Chron.com
By L.M. SIXEL
Houston Chronicle
April 9, 2010, 11:33PM
The combination of wanting to leave Boston's snow and slush with the chance to work for the U.S. Equal Employment Opportunity Commission led Martin Ebel to Houston.
Ebel, previously a commissioner on the Massachusetts Commission Against Discrimination, recently joined the EEOC in Houston as its new deputy director. Before working for the Massachusetts commission, Ebel was an employment lawyer in Boston focused mostly on cases for management clients but also representing individual employees.
Ebel is a double-above-the-knee amputee and an avid golfer.
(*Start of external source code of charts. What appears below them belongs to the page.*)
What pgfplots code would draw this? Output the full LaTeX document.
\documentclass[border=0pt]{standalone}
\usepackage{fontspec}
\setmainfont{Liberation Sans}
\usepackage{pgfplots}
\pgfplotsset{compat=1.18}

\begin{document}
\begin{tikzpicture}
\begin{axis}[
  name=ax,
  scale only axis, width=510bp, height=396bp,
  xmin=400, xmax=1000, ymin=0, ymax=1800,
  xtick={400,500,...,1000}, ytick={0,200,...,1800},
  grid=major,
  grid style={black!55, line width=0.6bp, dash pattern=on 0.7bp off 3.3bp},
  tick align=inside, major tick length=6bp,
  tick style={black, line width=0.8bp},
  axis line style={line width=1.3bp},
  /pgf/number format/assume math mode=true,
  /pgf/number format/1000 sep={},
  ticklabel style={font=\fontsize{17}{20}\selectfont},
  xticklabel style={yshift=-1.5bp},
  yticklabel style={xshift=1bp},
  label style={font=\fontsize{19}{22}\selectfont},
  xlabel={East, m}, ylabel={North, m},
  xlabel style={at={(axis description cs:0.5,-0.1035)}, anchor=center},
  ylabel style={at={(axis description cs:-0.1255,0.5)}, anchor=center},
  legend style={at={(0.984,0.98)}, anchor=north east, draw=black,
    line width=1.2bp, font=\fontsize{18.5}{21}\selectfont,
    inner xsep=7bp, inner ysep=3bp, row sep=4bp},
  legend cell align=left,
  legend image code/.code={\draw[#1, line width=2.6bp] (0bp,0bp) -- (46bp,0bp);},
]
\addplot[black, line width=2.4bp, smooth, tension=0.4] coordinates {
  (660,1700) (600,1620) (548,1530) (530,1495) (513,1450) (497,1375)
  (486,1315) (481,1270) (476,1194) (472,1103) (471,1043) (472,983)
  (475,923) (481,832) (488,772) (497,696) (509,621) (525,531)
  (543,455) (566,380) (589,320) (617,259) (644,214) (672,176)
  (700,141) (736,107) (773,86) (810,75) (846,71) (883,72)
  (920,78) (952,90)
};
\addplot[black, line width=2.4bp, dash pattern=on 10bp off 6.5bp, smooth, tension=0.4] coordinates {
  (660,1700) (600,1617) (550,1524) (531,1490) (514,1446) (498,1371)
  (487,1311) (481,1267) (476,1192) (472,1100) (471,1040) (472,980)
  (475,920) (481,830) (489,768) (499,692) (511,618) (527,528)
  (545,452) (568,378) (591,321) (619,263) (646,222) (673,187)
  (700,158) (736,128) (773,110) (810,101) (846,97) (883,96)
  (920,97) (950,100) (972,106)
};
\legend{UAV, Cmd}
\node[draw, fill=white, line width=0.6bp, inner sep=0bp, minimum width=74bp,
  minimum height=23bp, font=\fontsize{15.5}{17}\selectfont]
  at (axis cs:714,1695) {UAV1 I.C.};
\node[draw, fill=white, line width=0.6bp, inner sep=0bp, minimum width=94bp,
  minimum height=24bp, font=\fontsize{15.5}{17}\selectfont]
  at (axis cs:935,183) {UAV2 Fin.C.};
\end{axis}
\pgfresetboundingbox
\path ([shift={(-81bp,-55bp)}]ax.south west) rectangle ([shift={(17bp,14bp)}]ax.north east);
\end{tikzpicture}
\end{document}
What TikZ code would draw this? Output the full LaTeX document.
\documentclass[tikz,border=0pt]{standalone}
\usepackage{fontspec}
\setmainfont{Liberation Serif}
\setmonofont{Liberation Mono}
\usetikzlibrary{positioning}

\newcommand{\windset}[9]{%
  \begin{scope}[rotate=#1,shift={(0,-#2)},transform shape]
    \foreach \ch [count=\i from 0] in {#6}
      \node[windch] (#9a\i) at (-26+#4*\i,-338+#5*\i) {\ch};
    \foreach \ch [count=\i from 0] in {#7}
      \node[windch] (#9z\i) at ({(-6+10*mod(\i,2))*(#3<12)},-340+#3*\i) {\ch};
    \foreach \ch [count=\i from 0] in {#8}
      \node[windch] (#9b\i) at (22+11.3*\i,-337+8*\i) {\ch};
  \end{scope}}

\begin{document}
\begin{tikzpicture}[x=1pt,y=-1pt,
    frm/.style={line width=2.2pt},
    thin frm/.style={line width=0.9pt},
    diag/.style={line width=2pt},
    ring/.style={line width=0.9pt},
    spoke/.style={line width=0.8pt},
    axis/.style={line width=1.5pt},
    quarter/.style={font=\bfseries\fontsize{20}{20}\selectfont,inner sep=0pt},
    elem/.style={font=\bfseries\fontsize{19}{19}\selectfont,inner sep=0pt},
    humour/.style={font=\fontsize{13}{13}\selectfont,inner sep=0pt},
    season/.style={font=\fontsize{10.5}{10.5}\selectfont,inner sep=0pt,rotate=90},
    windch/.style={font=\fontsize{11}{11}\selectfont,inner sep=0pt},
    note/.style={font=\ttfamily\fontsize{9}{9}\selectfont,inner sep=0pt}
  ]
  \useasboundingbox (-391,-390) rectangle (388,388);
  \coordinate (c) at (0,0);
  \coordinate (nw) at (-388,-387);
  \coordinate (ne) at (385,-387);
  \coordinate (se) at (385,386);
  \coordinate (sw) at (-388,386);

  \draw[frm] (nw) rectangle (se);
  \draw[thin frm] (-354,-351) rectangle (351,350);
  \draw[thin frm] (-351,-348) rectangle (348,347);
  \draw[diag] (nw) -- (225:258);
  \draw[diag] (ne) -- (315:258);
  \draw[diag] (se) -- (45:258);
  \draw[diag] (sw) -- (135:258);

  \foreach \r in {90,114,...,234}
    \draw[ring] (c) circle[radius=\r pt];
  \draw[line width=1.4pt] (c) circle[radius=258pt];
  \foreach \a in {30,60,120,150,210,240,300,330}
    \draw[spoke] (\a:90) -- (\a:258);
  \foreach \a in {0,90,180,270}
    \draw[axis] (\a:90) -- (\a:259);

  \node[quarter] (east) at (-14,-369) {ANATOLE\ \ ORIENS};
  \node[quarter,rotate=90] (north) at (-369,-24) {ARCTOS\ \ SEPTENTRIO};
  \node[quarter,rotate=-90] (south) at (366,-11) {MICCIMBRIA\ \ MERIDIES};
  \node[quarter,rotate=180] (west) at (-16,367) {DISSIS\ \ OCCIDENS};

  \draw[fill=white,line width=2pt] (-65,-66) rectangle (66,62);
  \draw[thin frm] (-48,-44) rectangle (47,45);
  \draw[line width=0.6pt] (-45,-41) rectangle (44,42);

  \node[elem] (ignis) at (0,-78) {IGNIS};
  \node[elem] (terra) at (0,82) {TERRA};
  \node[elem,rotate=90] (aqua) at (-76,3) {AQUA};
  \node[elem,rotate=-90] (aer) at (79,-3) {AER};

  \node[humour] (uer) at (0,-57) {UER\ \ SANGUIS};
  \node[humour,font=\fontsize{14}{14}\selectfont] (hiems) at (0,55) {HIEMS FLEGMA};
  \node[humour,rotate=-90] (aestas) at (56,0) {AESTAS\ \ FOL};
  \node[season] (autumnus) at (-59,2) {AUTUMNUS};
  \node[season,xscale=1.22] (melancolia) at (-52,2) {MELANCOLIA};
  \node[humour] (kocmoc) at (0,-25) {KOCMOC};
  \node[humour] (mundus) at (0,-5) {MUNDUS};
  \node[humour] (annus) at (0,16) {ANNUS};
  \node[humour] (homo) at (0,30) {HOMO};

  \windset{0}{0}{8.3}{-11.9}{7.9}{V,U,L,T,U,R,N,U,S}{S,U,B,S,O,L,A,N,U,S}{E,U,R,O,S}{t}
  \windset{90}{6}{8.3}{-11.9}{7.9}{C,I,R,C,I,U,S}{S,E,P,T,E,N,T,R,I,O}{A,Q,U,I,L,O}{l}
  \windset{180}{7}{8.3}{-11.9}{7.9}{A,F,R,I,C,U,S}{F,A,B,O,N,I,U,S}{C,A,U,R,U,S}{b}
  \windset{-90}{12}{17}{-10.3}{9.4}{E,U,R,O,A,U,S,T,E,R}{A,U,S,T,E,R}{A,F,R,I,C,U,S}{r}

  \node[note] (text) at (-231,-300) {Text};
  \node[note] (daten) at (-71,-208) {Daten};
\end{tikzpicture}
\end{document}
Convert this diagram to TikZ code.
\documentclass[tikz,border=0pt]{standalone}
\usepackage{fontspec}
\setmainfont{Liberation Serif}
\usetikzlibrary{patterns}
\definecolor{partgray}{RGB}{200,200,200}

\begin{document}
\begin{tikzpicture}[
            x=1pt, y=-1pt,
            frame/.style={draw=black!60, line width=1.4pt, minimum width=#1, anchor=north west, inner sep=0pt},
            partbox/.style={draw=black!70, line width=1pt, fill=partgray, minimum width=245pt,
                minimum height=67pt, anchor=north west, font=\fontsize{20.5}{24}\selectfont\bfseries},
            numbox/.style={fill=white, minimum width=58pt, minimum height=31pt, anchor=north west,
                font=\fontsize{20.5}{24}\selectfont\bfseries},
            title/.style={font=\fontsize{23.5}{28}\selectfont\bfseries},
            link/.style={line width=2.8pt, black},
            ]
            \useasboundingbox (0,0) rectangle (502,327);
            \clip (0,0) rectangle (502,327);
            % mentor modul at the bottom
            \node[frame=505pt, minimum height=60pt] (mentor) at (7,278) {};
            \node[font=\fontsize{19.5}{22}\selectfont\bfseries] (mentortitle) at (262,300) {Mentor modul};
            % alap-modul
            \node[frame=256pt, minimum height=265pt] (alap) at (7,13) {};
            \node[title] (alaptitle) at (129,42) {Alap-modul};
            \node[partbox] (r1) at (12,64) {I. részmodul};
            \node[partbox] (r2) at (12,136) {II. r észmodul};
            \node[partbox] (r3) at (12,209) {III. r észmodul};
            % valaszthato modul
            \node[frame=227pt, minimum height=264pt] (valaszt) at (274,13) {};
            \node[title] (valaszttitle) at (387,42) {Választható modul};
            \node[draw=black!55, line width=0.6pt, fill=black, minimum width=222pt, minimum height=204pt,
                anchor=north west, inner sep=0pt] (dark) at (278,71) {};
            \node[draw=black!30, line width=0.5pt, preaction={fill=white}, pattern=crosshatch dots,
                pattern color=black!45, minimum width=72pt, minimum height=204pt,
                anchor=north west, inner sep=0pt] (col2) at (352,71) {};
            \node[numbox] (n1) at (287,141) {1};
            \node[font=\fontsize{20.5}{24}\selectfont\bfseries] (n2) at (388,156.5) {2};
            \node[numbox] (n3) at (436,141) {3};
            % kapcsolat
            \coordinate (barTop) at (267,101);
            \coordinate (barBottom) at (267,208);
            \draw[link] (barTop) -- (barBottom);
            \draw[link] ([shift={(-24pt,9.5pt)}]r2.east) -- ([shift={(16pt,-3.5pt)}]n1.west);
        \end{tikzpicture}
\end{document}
He participates as an instructor in a program called “The First Swing” to teach golf and health care professionals how to use golf as a rehabilitative tool, including for those in the military who lost their limbs.
He sat down with Chronicle reporter L.M. Sixel to talk about how the EEOC is focusing on potential class-action cases, his goals for streamlining the Houston office and the ease of getting around Houston in a wheelchair. Excerpts follow.
Q: What's the biggest difference between Boston and Houston from an employment law perspective?
A: I think the biggest difference is the leanings of the court system in Texas compared to Massachusetts. In Massachusetts, the courts tend to be more pro-employee than they are here. I expected a difference. I didn't expect it to be as big a difference as it turned out to be.